Strategic Customer Migration: From Aggregator to Direct

Building a first-party channel is only half the battle-you must actively migrate customers from high-commission platforms to your owned channels. The most effective tactic is the bounce-back offer: include promotional materials in every aggregator delivery offering a discount or incentive for ordering directly next time. This might be a flyer with a QR code linking to your app, a 20% off coupon for first direct orders, or free delivery credits. The key is making the value proposition immediate and compelling enough to overcome the inertia of using familiar aggregator apps. Track redemption rates and iterate on messaging, discount levels, and creative presentation to optimize conversion.

Delivery SEO optimization ensures customers searching for your restaurant online find your direct ordering channel first, not just aggregator listings. Optimize your Google My Business profile with direct ordering links prominently displayed. Ensure your website is mobile-optimized with ordering functionality above the fold. Implement local SEO best practices so you rank for "[your restaurant name] delivery" and "[cuisine type] delivery near me" searches. Consider paid search campaigns targeting your brand name to intercept customers before they default to aggregator apps.
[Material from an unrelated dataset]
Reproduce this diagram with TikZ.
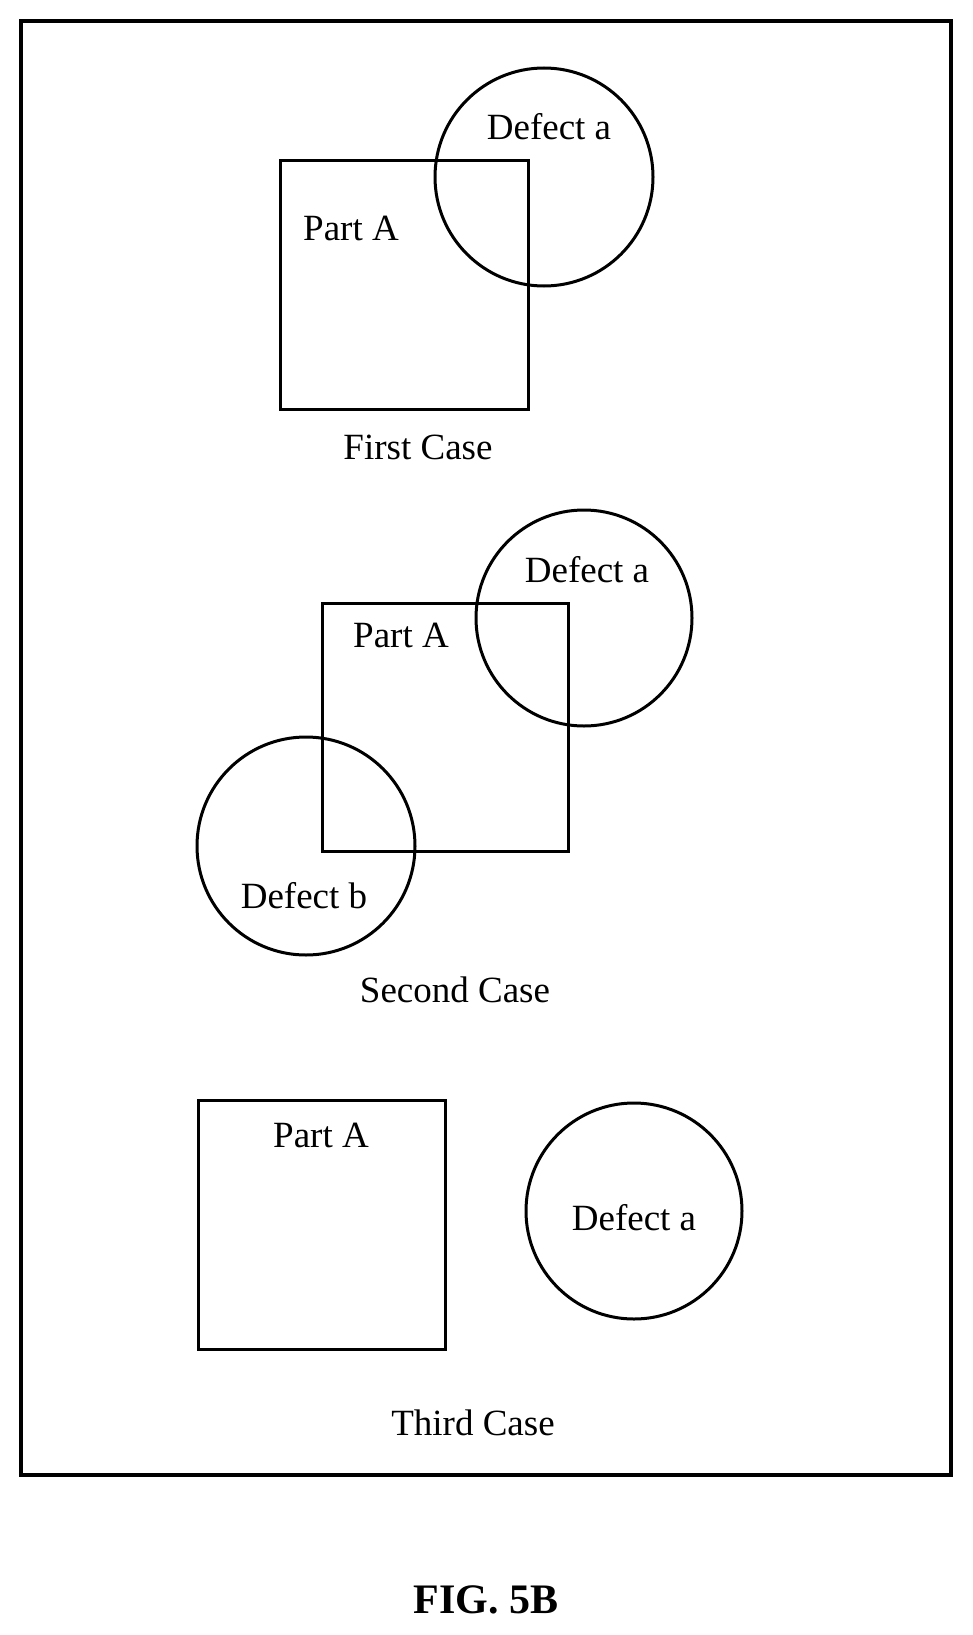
\documentclass[tikz,border=0pt]{standalone}
\usepackage{fontspec}
\setmainfont{Liberation Serif}
\begin{document}
\begin{tikzpicture}[x=1pt,y=-1pt,
  lbl/.style={font=\fontsize{37}{42}\selectfont,inner sep=0pt},
  part/.style={draw,line width=3pt},
  defect/.style={draw,circle,line width=3pt,inner sep=0pt}]
\useasboundingbox (0,0) rectangle (972,1635);
\node[draw,line width=3.4pt,minimum width=930pt,minimum height=1454pt,inner sep=0pt] (frame) at (486,748) {};
% first case
\node[part,minimum width=248pt,minimum height=249pt] (pa1) at (404,284.5) {};
\node[defect,minimum size=218pt] (da1) at (544,177) {};
\node[lbl] (tda1) at (549,127) {Defect a};
\node[lbl] (tpa1) at (351,228) {Part A};
\node[lbl] (c1) at (418,447) {First Case};
% second case
\node[part,minimum width=246pt,minimum height=248pt] (pa2) at (445,727) {};
\node[defect,minimum size=216pt] (da2) at (584,618) {};
\node[defect,minimum size=218pt] (db2) at (306,846) {};
\node[lbl] (tda2) at (587,570) {Defect a};
\node[lbl] (tpa2) at (401,635) {Part A};
\node[lbl] (tdb2) at (304,896) {Defect b};
\node[lbl] (c2) at (455,990) {Second Case};
% third case
\node[part,minimum width=247pt,minimum height=249pt] (pa3) at (321.5,1224.5) {};
\node[defect,minimum size=216pt] (da3) at (634,1211) {};
\node[lbl] (tpa3) at (321,1135) {Part A};
\node[lbl] (tda3) at (634,1218) {Defect a};
\node[lbl] (c3) at (473,1423) {Third Case};
\node[font=\fontsize{42}{48}\selectfont\bfseries,inner sep=0pt] (fig) at (486,1600) {FIG. 5B};
\end{tikzpicture}
\end{document}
Social media channels should consistently direct followers to your owned ordering platform with exclusive offers unavailable on third-party apps.

The Balanced Channel Strategy for Sustainable Growth

The optimal approach isn't channel exclusivity-it's strategic channel balance. Third-party aggregators remain valuable for customer acquisition, reaching new audiences, and filling capacity during off-peak hours. Use them as a top-of-funnel marketing channel while systematically converting satisfied customers to higher-margin direct channels. Segment your strategy by customer lifetime value: accept lower margins on first orders through aggregators, then invest in migration tactics for repeat customers who represent long-term profitability. Track channel contribution beyond revenue-measure customer acquisition cost, repeat rate by channel, average order value, and lifetime value to understand true profitability.

Technology integration is essential for managing multi-channel complexity without operational chaos. Modern POS systems with aggregator integrations consolidate all orders-third-party and direct-into a single interface, eliminating tablet clutter and reducing errors. Unified reporting provides visibility into channel performance, helping you make data-driven decisions about marketing spend and promotional strategy. As you build your first-party channel, reinvest margin gains into customer experience improvements, menu innovation, and targeted marketing that further strengthens your direct relationship with customers. The restaurants winning at delivery aren't just optimizing for sales volume-they're building sustainable, profitable delivery businesses by owning their customer relationships and controlling their economics.